* Data *
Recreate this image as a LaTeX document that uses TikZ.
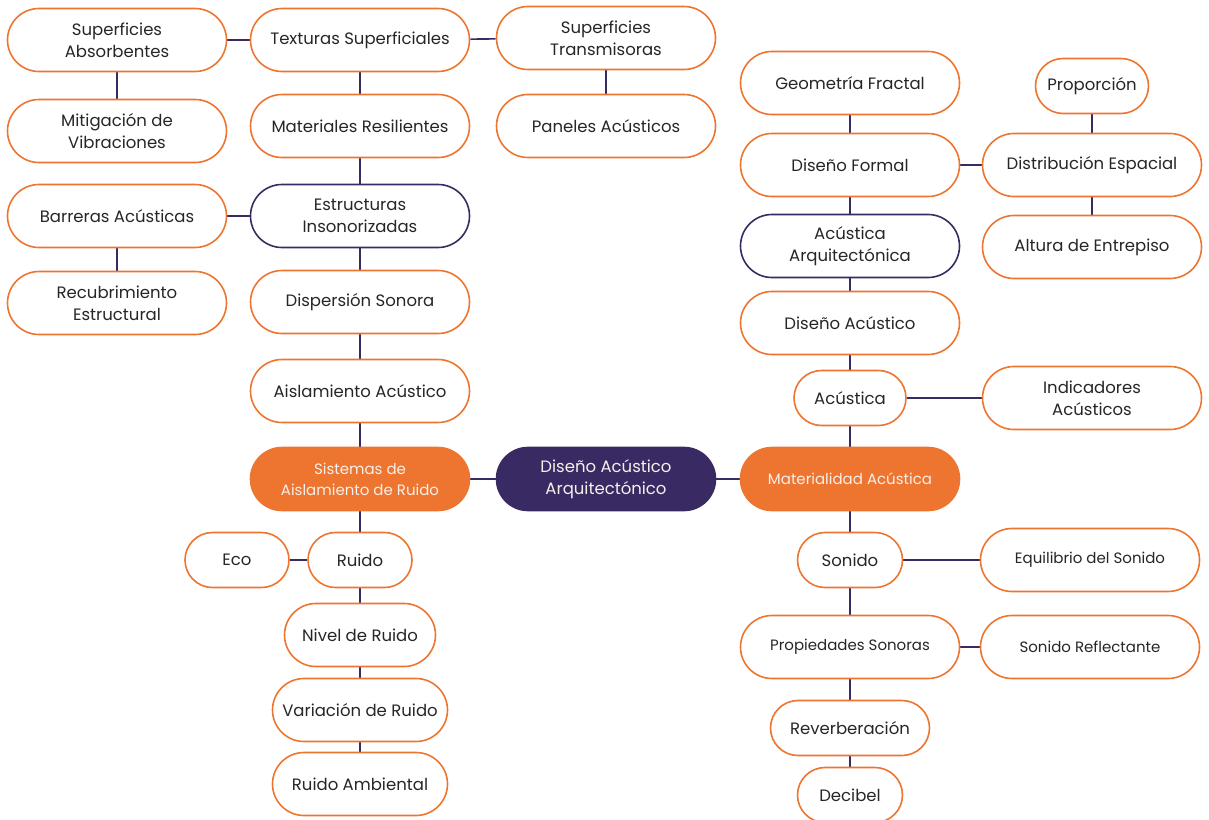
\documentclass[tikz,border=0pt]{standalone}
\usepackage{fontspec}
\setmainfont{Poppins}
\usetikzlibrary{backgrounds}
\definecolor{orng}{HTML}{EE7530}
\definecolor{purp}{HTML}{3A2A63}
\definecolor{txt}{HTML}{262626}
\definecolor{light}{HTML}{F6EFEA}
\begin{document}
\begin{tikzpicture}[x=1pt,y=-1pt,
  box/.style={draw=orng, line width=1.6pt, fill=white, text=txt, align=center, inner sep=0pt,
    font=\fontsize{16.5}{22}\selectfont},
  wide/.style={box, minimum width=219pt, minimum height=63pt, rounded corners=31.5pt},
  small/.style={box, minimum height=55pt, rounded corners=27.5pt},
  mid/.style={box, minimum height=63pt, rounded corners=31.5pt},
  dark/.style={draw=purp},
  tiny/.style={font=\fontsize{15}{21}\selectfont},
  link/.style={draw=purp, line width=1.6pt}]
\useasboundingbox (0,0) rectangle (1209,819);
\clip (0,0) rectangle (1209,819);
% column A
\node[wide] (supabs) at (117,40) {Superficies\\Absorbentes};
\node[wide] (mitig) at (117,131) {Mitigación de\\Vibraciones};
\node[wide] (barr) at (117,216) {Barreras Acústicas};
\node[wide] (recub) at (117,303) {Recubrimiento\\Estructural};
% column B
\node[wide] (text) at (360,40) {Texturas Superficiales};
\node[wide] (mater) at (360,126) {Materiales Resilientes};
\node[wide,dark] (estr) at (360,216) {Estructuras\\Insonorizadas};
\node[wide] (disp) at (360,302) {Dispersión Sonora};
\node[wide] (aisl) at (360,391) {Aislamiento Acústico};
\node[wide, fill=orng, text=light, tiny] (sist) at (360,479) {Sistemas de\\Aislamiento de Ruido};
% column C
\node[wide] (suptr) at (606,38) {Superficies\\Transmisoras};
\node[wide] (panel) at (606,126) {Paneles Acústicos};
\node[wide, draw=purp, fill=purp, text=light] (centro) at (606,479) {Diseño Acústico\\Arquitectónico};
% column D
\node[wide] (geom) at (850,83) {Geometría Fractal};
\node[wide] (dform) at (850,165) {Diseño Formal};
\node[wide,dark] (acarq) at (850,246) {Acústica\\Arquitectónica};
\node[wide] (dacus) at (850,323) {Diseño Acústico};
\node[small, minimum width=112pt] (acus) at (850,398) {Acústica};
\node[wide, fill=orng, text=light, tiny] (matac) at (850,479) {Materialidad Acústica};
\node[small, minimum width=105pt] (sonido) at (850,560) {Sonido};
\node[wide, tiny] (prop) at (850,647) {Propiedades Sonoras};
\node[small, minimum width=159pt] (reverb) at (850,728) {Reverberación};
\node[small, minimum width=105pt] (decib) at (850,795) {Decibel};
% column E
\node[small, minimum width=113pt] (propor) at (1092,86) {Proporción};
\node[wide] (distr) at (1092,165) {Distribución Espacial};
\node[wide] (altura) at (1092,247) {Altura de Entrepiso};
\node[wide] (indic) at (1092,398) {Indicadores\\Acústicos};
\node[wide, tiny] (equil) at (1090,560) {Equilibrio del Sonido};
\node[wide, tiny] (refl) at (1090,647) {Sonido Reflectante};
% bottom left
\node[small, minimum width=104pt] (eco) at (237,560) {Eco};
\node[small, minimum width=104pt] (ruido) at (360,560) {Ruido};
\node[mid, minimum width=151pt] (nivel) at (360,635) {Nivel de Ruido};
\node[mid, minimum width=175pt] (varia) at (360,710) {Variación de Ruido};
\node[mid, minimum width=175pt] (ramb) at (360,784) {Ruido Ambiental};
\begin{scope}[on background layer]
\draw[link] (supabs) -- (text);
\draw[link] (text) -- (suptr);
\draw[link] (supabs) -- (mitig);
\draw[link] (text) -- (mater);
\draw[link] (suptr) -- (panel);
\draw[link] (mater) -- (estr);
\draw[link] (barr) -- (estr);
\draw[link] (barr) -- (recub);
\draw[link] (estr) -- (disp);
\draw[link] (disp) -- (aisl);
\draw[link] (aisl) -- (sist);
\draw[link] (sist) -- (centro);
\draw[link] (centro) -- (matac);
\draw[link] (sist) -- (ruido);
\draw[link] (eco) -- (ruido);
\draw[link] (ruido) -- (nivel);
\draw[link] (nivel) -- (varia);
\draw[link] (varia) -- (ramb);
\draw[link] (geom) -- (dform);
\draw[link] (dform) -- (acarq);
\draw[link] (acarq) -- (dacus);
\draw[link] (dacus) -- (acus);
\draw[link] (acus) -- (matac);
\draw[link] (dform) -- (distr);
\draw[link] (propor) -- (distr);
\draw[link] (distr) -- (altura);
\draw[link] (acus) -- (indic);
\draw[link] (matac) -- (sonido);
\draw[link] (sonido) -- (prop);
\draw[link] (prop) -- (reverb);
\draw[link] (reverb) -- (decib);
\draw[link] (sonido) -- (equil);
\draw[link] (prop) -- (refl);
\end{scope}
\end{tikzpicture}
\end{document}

* Exercise goal *
Every line above should be returned word for word, with the pictures left behind.

* Full solution *
Recreate this image as a LaTeX document that uses TikZ.
\documentclass[tikz,border=0pt]{standalone}
\usepackage{fontspec}
\setmainfont{Poppins}
\usetikzlibrary{backgrounds}
\definecolor{orng}{HTML}{EE7530}
\definecolor{purp}{HTML}{3A2A63}
\definecolor{txt}{HTML}{262626}
\definecolor{light}{HTML}{F6EFEA}
\begin{document}
\begin{tikzpicture}[x=1pt,y=-1pt,
  box/.style={draw=orng, line width=1.6pt, fill=white, text=txt, align=center, inner sep=0pt,
    font=\fontsize{16.5}{22}\selectfont},
  wide/.style={box, minimum width=219pt, minimum height=63pt, rounded corners=31.5pt},
  small/.style={box, minimum height=55pt, rounded corners=27.5pt},
  mid/.style={box, minimum height=63pt, rounded corners=31.5pt},
  dark/.style={draw=purp},
  tiny/.style={font=\fontsize{15}{21}\selectfont},
  link/.style={draw=purp, line width=1.6pt}]
\useasboundingbox (0,0) rectangle (1209,819);
\clip (0,0) rectangle (1209,819);
% column A
\node[wide] (supabs) at (117,40) {Superficies\\Absorbentes};
\node[wide] (mitig) at (117,131) {Mitigación de\\Vibraciones};
\node[wide] (barr) at (117,216) {Barreras Acústicas};
\node[wide] (recub) at (117,303) {Recubrimiento\\Estructural};
% column B
\node[wide] (text) at (360,40) {Texturas Superficiales};
\node[wide] (mater) at (360,126) {Materiales Resilientes};
\node[wide,dark] (estr) at (360,216) {Estructuras\\Insonorizadas};
\node[wide] (disp) at (360,302) {Dispersión Sonora};
\node[wide] (aisl) at (360,391) {Aislamiento Acústico};
\node[wide, fill=orng, text=light, tiny] (sist) at (360,479) {Sistemas de\\Aislamiento de Ruido};
% column C
\node[wide] (suptr) at (606,38) {Superficies\\Transmisoras};
\node[wide] (panel) at (606,126) {Paneles Acústicos};
\node[wide, draw=purp, fill=purp, text=light] (centro) at (606,479) {Diseño Acústico\\Arquitectónico};
% column D
\node[wide] (geom) at (850,83) {Geometría Fractal};
\node[wide] (dform) at (850,165) {Diseño Formal};
\node[wide,dark] (acarq) at (850,246) {Acústica\\Arquitectónica};
\node[wide] (dacus) at (850,323) {Diseño Acústico};
\node[small, minimum width=112pt] (acus) at (850,398) {Acústica};
\node[wide, fill=orng, text=light, tiny] (matac) at (850,479) {Materialidad Acústica};
\node[small, minimum width=105pt] (sonido) at (850,560) {Sonido};
\node[wide, tiny] (prop) at (850,647) {Propiedades Sonoras};
\node[small, minimum width=159pt] (reverb) at (850,728) {Reverberación};
\node[small, minimum width=105pt] (decib) at (850,795) {Decibel};
% column E
\node[small, minimum width=113pt] (propor) at (1092,86) {Proporción};
\node[wide] (distr) at (1092,165) {Distribución Espacial};
\node[wide] (altura) at (1092,247) {Altura de Entrepiso};
\node[wide] (indic) at (1092,398) {Indicadores\\Acústicos};
\node[wide, tiny] (equil) at (1090,560) {Equilibrio del Sonido};
\node[wide, tiny] (refl) at (1090,647) {Sonido Reflectante};
% bottom left
\node[small, minimum width=104pt] (eco) at (237,560) {Eco};
\node[small, minimum width=104pt] (ruido) at (360,560) {Ruido};
\node[mid, minimum width=151pt] (nivel) at (360,635) {Nivel de Ruido};
\node[mid, minimum width=175pt] (varia) at (360,710) {Variación de Ruido};
\node[mid, minimum width=175pt] (ramb) at (360,784) {Ruido Ambiental};
\begin{scope}[on background layer]
\draw[link] (supabs) -- (text);
\draw[link] (text) -- (suptr);
\draw[link] (supabs) -- (mitig);
\draw[link] (text) -- (mater);
\draw[link] (suptr) -- (panel);
\draw[link] (mater) -- (estr);
\draw[link] (barr) -- (estr);
\draw[link] (barr) -- (recub);
\draw[link] (estr) -- (disp);
\draw[link] (disp) -- (aisl);
\draw[link] (aisl) -- (sist);
\draw[link] (sist) -- (centro);
\draw[link] (centro) -- (matac);
\draw[link] (sist) -- (ruido);
\draw[link] (eco) -- (ruido);
\draw[link] (ruido) -- (nivel);
\draw[link] (nivel) -- (varia);
\draw[link] (varia) -- (ramb);
\draw[link] (geom) -- (dform);
\draw[link] (dform) -- (acarq);
\draw[link] (acarq) -- (dacus);
\draw[link] (dacus) -- (acus);
\draw[link] (acus) -- (matac);
\draw[link] (dform) -- (distr);
\draw[link] (propor) -- (distr);
\draw[link] (distr) -- (altura);
\draw[link] (acus) -- (indic);
\draw[link] (matac) -- (sonido);
\draw[link] (sonido) -- (prop);
\draw[link] (prop) -- (reverb);
\draw[link] (reverb) -- (decib);
\draw[link] (sonido) -- (equil);
\draw[link] (prop) -- (refl);
\end{scope}
\end{tikzpicture}
\end{document}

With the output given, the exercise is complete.